Rank. The Series 1 preferred shares rank pari passu with the Series C preferred shares and senior to the common shares with respect to the payment of dividends and the distribution of assets upon our liquidation, dissolution or winding up. Our declaration of trust provides that, unless full cumulative dividends on all outstanding Series 1 preferred shares and any other class or series of our shares of beneficial interest ranking, as to the payment of dividends and the distribution of assets upon liquidation, dissolution or winding up, on a parity with the Series 1 preferred shares, or “Parity Shares,” shall have been declared and paid or declared and set apart for payment for all past dividend periods, then no dividends, other than dividends paid solely in common shares, or options, warrants or rights to subscribe for or purchase common shares, or any other shares of beneficial interest which rank junior to the Series 1 preferred shares with respect to the payment of dividends and the distribution of assets upon our liquidation, dissolution or winding up, or “Junior Shares,” shall be declared or paid or set apart for payment on the common shares nor shall any Junior Shares be redeemed, purchased or otherwise acquired (other than a redemption, purchase or other acquisition of common shares made for purposes of any employee incentive or benefit plan of ours) for any consideration by us, directly or indirectly (except by conversion into or exchange for shares of Junior Shares).

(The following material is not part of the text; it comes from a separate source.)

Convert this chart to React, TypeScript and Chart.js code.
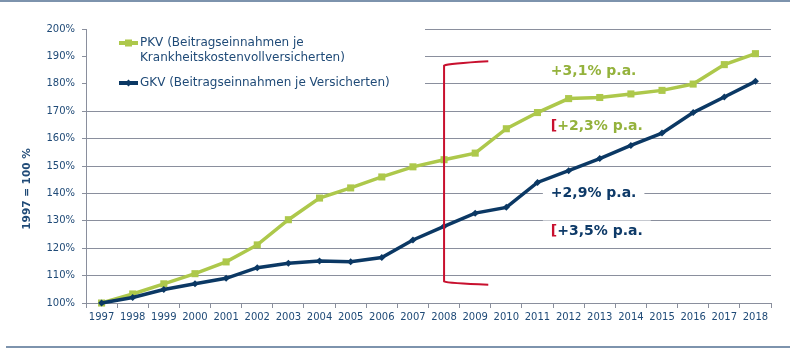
import React, { useEffect, useRef } from "react";
import { Chart, registerables } from "chart.js";

Chart.register(...registerables);

const YEARS = ["1997","1998","1999","2000","2001","2002","2003","2004","2005","2006","2007","2008","2009","2010","2011","2012","2013","2014","2015","2016","2017","2018"];
const PKV = [100,103.3,107,110.7,115,121.2,130.4,138.3,142,146,149.7,152.3,154.7,163.6,169.5,174.6,175,176.3,177.6,179.9,187,191];
const GKV = [100,102,104.9,107,109,112.9,114.5,115.3,115.1,116.6,123,128,132.8,134.9,144,148.3,152.7,157.5,162,169.5,175.2,180.9];
const Y_MIN = 100;
const Y_MAX = 200;
const Y_STEP = 10;
const PKV_LABEL = ["PKV (Beitragseinnahmen je", "Krankheitskostenvollversicherten)"];
const GKV_LABEL = ["GKV (Beitragseinnahmen je Versicherten)"];
const Y_TITLE = "1997 = 100 %";
// growth annotations: text, series, with bracket prefix, value (y), boxed
const ANNOT_TEXT = ["+3,1% p.a.", "+2,3% p.a.", "+2,9% p.a.", "+3,5% p.a."];
const ANNOT_SERIES = ["PKV", "PKV", "GKV", "GKV"];
const ANNOT_BRACKET = [false, true, false, true];
const ANNOT_VALUE = [184.4, 164.3, 139.9, 126.1];
const ANNOT_BOXED = [false, false, true, true];
const ANNOT_INDEX = 14.43;
// red bracket marking period from 2008
const BRACKET_YEAR = "2008";
const BRACKET_TOP = [187, 188.2];
const BRACKET_BOTTOM = [107.5, 106.7];
const BRACKET_ARM = 1.42;

const FONT = "'DejaVu Sans', Verdana, sans-serif";
const GREEN = "#adc84b";
const GREEN_TEXT = "#94b23c";
const NAVY = "#0b3864";
const NAVY_TEXT = "#0e3a68";
const RED = "#c8102e";
const GRID = "#8a8f9d";
const TICK = "#1f4a77";
const RULE = "#7d93ad";

const overlay = {
  id: "overlay",
  beforeDatasetsDraw(chart: any) {
    const { ctx, chartArea } = chart;
    const x = chart.scales.x;
    const y = chart.scales.y;
    ctx.save();
    ctx.fillStyle = "#ffffff";
    // legend background
    ctx.fillRect(chartArea.left + 1, chartArea.top - 6, 339 - 1, 76);
    ctx.font = `bold 14px ${FONT}`;
    for (let i = 0; i < ANNOT_TEXT.length; i++) {
      if (!ANNOT_BOXED[i]) continue;
      const full = (ANNOT_BRACKET[i] ? "[" : "") + ANNOT_TEXT[i];
      const w = ctx.measureText(full).width;
      const lx = x.getPixelForValue(ANNOT_INDEX);
      const cy = y.getPixelForValue(ANNOT_VALUE[i]);
      ctx.fillRect(lx - 8, cy - 11, w + 16, 21);
    }
    ctx.restore();
  },
  afterDatasetsDraw(chart: any) {
    const { ctx, chartArea } = chart;
    const x = chart.scales.x;
    const y = chart.scales.y;
    ctx.save();
    // bracket
    const bi = YEARS.indexOf(BRACKET_YEAR);
    const bx = x.getPixelForValue(bi);
    const bxe = x.getPixelForValue(bi + BRACKET_ARM);
    const yt0 = y.getPixelForValue(BRACKET_TOP[0]);
    const yt1 = y.getPixelForValue(BRACKET_TOP[1]);
    const yb0 = y.getPixelForValue(BRACKET_BOTTOM[0]);
    const yb1 = y.getPixelForValue(BRACKET_BOTTOM[1]);
    ctx.strokeStyle = RED;
    ctx.lineWidth = 2;
    ctx.lineJoin = "round";
    ctx.beginPath();
    ctx.moveTo(bxe, yt1);
    ctx.quadraticCurveTo(bx + 4, yt0 - 1, bx, yt0 + 1);
    ctx.lineTo(bx, yb0 - 1);
    ctx.quadraticCurveTo(bx + 4, yb0 + 1, bxe, yb1);
    ctx.stroke();

    // annotations
    ctx.font = `bold 14px ${FONT}`;
    ctx.textBaseline = "middle";
    ctx.textAlign = "left";
    for (let i = 0; i < ANNOT_TEXT.length; i++) {
      let lx = x.getPixelForValue(ANNOT_INDEX);
      const cy = y.getPixelForValue(ANNOT_VALUE[i]);
      if (ANNOT_BRACKET[i]) {
        ctx.fillStyle = RED;
        ctx.fillText("[", lx, cy);
        lx += ctx.measureText("[").width;
      }
      ctx.fillStyle = ANNOT_SERIES[i] === "PKV" ? GREEN_TEXT : NAVY_TEXT;
      ctx.fillText(ANNOT_TEXT[i], lx, cy);
    }

    // legend
    const lx0 = chartArea.left + 33;
    const lx1 = chartArea.left + 52;
    const entries = [
      { lines: PKV_LABEL, color: GREEN, style: "rect", y: chartArea.top + 14 },
      { lines: GKV_LABEL, color: NAVY, style: "diamond", y: chartArea.top + 54 },
    ];
    ctx.font = `12px ${FONT}`;
    for (const e of entries) {
      ctx.strokeStyle = e.color;
      ctx.fillStyle = e.color;
      ctx.lineWidth = 4;
      ctx.lineCap = "butt";
      ctx.beginPath();
      ctx.moveTo(lx0, e.y);
      ctx.lineTo(lx1, e.y);
      ctx.stroke();
      const mx = (lx0 + lx1) / 2;
      if (e.style === "rect") {
        ctx.fillRect(mx - 3.5, e.y - 3.5, 7, 7);
      } else {
        ctx.beginPath();
        ctx.moveTo(mx, e.y - 3.5);
        ctx.lineTo(mx + 3.5, e.y);
        ctx.lineTo(mx, e.y + 3.5);
        ctx.lineTo(mx - 3.5, e.y);
        ctx.closePath();
        ctx.fill();
      }
      ctx.fillStyle = TICK;
      e.lines.forEach((t, k) => ctx.fillText(t, lx1 + 2, e.y + k * 15));
    }

    // y title
    ctx.save();
    ctx.translate(27, chartArea.top + 160);
    ctx.rotate(-Math.PI / 2);
    ctx.font = `bold 10.5px ${FONT}`;
    ctx.fillStyle = TICK;
    ctx.textAlign = "center";
    ctx.textBaseline = "middle";
    ctx.fillText(Y_TITLE, 0, 0);
    ctx.restore();

    ctx.restore();
  },
  afterDraw(chart: any) {
    const { ctx, width } = chart;
    ctx.save();
    ctx.fillStyle = RULE;
    ctx.fillRect(0, 0, width, 2);
    ctx.fillRect(6, 346, width - 6, 2);
    ctx.restore();
  },
};

export default function App() {
  const ref = useRef<HTMLCanvasElement>(null);
  useEffect(() => {
    const chart = new Chart(ref.current as HTMLCanvasElement, {
      type: "line",
      data: {
        labels: YEARS,
        datasets: [
          {
            label: "PKV",
            data: PKV,
            borderColor: GREEN,
            backgroundColor: GREEN,
            borderWidth: 3.5,
            pointStyle: "rect",
            pointRadius: 5,
            pointBorderWidth: 0,
            tension: 0,
            clip: false as any,
            order: 1,
          },
          {
            label: "GKV",
            data: GKV,
            borderColor: NAVY,
            backgroundColor: NAVY,
            borderWidth: 3.5,
            pointStyle: "rectRot",
            pointRadius: 3.5,
            pointBorderWidth: 0,
            tension: 0,
            clip: false as any,
            order: 0,
          },
        ],
      },
      options: {
        responsive: false,
        animation: false,
        devicePixelRatio: 1,
        layout: { padding: { top: 29, right: 19, left: 0, bottom: 0 } },
        plugins: { legend: { display: false }, tooltip: { enabled: false } },
        scales: {
          x: {
            offset: true,
            grid: { offset: true, drawOnChartArea: false, tickLength: 5, color: GRID },
            border: { color: GRID },
            ticks: { font: { family: FONT, size: 10 }, color: TICK, padding: 3, maxRotation: 0, autoSkip: false },
            afterFit: (s: any) => { s.height = 48; },
          },
          y: {
            min: Y_MIN,
            max: Y_MAX,
            grid: { color: GRID, tickLength: 4 },
            border: { color: GRID },
            ticks: {
              stepSize: Y_STEP,
              font: { family: FONT, size: 10 },
              color: TICK,
              padding: 7,
              callback: (v: any) => `${v}%`,
            },
            afterFit: (s: any) => { s.width = 86; },
          },
        },
      },
      plugins: [overlay],
    });
    return () => chart.destroy();
  }, []);
  return (
    <div style={{ position: "fixed", left: 0, top: 0, width: 790, height: 351, background: "#fff" }}>
      <canvas ref={ref} width={790} height={351} style={{ display: "block", width: 790, height: 351 }} />
    </div>
  );
}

Dividends. Each Series 1 preferred share is entitled to receive, when, as and if authorized by our Board of Trustees out of funds legally available for that purpose, cumulative preferential dividends payable in cash at a rate of 5.417% of the liquidation price of $25, which is equivalent to $1.35425 per annum.
Liquidation Preference. In the event of our liquidation, dissolution or winding up, the holders of Series 1 preferred shares shall be entitled to receive $25 per share, plus all accrued and unpaid dividends, before any distribution shall be made with respect to the common shares.
Voting Rights. The Series 1 preferred shares shall have no voting rights.
Conversion Rights. Subject to other applicable provisions within our declaration of trust pertaining to the Series 1 preferred shares, the Series 1 preferred shares shall be convertible, at the option of each holder, into a number of fully paid and nonassessable common shares determined by dividing (A) the product obtained by multiplying (i) the number of Series 1 preferred shares being converted by (ii) liquidation price; by (B) the option conversion price as in effect immediately prior to the close of business on the option conversion date.
Transfer Agent and Registrar. The transfer agent and registrar for the Series 1 preferred shares is Equiniti Trust Company, LLC, New York, New York.
Series C Preferred Shares of the Company
Below is a brief description of the terms of the Series C preferred shares, which is subject to and qualified in its entirety by reference to our declaration of trust, which sets forth the terms of the Series C preferred shares.
Rank. The Series C preferred shares rank pari passu with the Series 1 preferred shares and senior to the common shares with respect to the payment of dividends and the distribution of assets upon our liquidation, dissolution or winding up. Our declaration of trust provides that, unless full cumulative dividends on all outstanding Series C preferred shares and any Parity Shares shall have been declared and paid or declared and set apart for payment for all past dividend periods, then no dividends, other than dividends paid solely in common shares, or options, warrants or rights to subscribe for or purchase common shares, or any Junior Shares, shall be declared or paid or set apart for payment on the common shares nor shall any Junior Shares be redeemed, purchased or otherwise acquired (other than a redemption, purchase or other acquisition of common shares made for purposes of any employee incentive or benefit plan of ours) for any consideration by us, directly or indirectly (except by conversion into or exchange for Junior Shares).
Dividends. Each Series C preferred share is entitled to receive, when, as and if authorized by our Board of Trustees out of funds legally available for that purpose, cumulative preferential dividends payable in cash at a rate of 5.000% of the liquidation price of $25,000, which is equivalent to $1,250 per annum.
Liquidation Preference. In the event of our liquidation, dissolution or winding up, the holders of Series C preferred shares shall be entitled to receive $25,000 per share, plus all accrued and unpaid dividends, before any distribution shall be made with respect to the common shares.